** start SUPPLIED MATERIAL **
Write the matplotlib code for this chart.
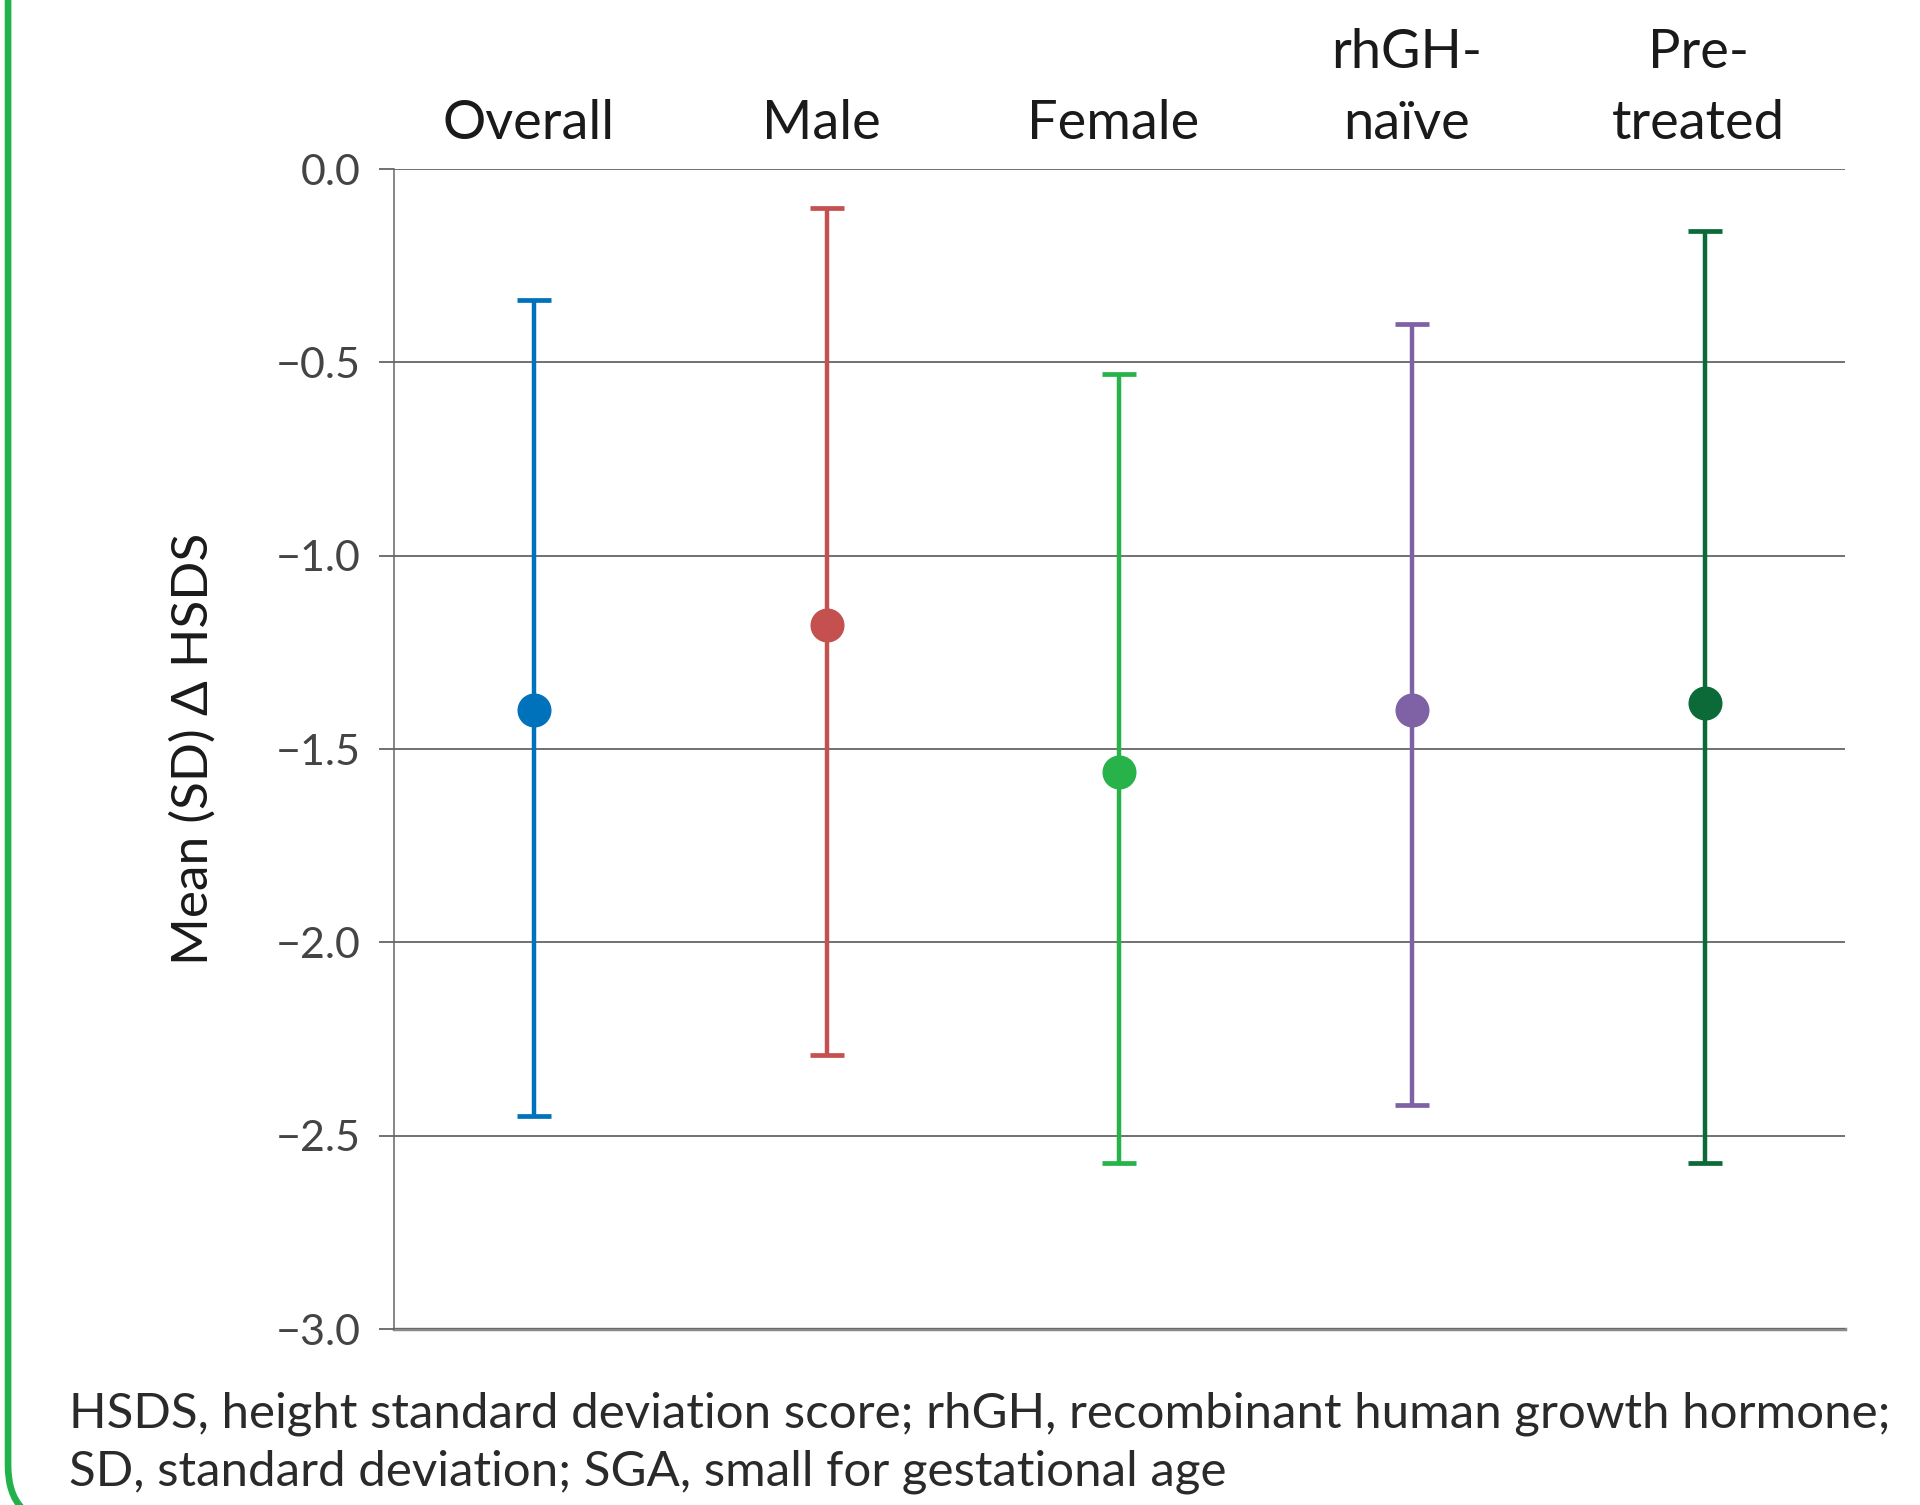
import matplotlib
matplotlib.use("Agg")
import matplotlib.pyplot as plt
import matplotlib.transforms as mtransforms
from matplotlib.patches import FancyBboxPatch
import numpy as np

# Data (mean and SD bounds of delta HSDS)
groups = ["Overall", "Male", "Female", "rhGH-\nnaïve", "Pre-\ntreated"]
means = [-1.40, -1.18, -1.56, -1.40, -1.38]
upper = [-0.34, -0.10, -0.53, -0.40, -0.16]
lower = [-2.45, -2.29, -2.57, -2.42, -2.57]
colors = ["#0072BC", "#C4504F", "#27B24A", "#7F62A6", "#0B6A38"]
yticks = [0.0, -0.5, -1.0, -1.5, -2.0, -2.5, -3.0]
footnote = ["HSDS, height standard deviation score; rhGH, recombinant human growth hormone;",
            "SD, standard deviation; SGA, small for gestational age"]

plt.rcParams['font.family'] = ['Lato', 'DejaVu Sans']

fig = plt.figure(figsize=(19.2, 15.05), dpi=100)
ax = fig.add_axes([0.2052, 0.1169, 0.7557, 0.7708])

x = np.arange(len(groups))
for i in range(len(groups)):
    err = [[means[i] - lower[i]], [upper[i] - means[i]]]
    ax.errorbar(x[i], means[i], yerr=err, fmt='o', color=colors[i],
                markersize=23.5, elinewidth=3.2, capsize=12, capthick=3.4, zorder=3)

ax.set_ylim(-3.0, 0.0)
ax.set_xlim(-0.48, 4.48)
ax.set_yticks(yticks)
ax.set_yticklabels([f"{v:.1f}".replace("-", "\u2212") for v in yticks])
ax.tick_params(axis='y', length=11, width=1.3, color='#666666', pad=13,
               labelsize=31, labelcolor='#444444')
ax.set_xticks([])
ax.grid(axis='y', color='#666666', linewidth=1.3, zorder=0)
for s in ['top', 'right', 'bottom']:
    ax.spines[s].set_visible(False)
ax.spines['left'].set_color('#666666')
ax.spines['left'].set_linewidth(1.1)
ax.axhline(-3.0, color='#8a8a8a', linewidth=2.5, zorder=1, clip_on=False)

ax.set_ylabel("Mean (SD) \u0394 HSDS", fontsize=37, color='#1a1a1a')
ax.yaxis.set_label_coords(-0.122, 0.5)

# category labels above the plot
trans = mtransforms.blended_transform_factory(ax.transData, ax.transAxes)
for i, g in enumerate(groups):
    ax.text(x[i] - 0.02, 1.018, g, transform=trans, ha='center', va='bottom',
            fontsize=39, color='#1a1a1a', linespacing=1.55)

# footnote
fig.text(0.036, 1 - 1427 / 1505, footnote[0], fontsize=35.5,
         color='#2a2a2a', va='baseline')
fig.text(0.036, 1 - 1485 / 1505, footnote[1], fontsize=35.5,
         color='#2a2a2a', va='baseline')

# green panel border (only the left edge and bottom-left corner show)
border = FancyBboxPatch((0.0042, -0.012), 1.2, 1.2, boxstyle="round,pad=0,rounding_size=0.03",
                        transform=fig.transFigure, facecolor='none', edgecolor='#22B24C',
                        linewidth=4.8, mutation_aspect=1920 / 1505)
fig.patches.append(border)

fig.savefig("out.png", dpi=100)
** end SUPPLIED MATERIAL **
Out of the material above, gather each line where "matplotlib" appears.

FINISHED EXERCISE —
Write the matplotlib code for this chart.
import matplotlib
matplotlib.use("Agg")
import matplotlib.pyplot as plt
import matplotlib.transforms as mtransforms
from matplotlib.patches import FancyBboxPatch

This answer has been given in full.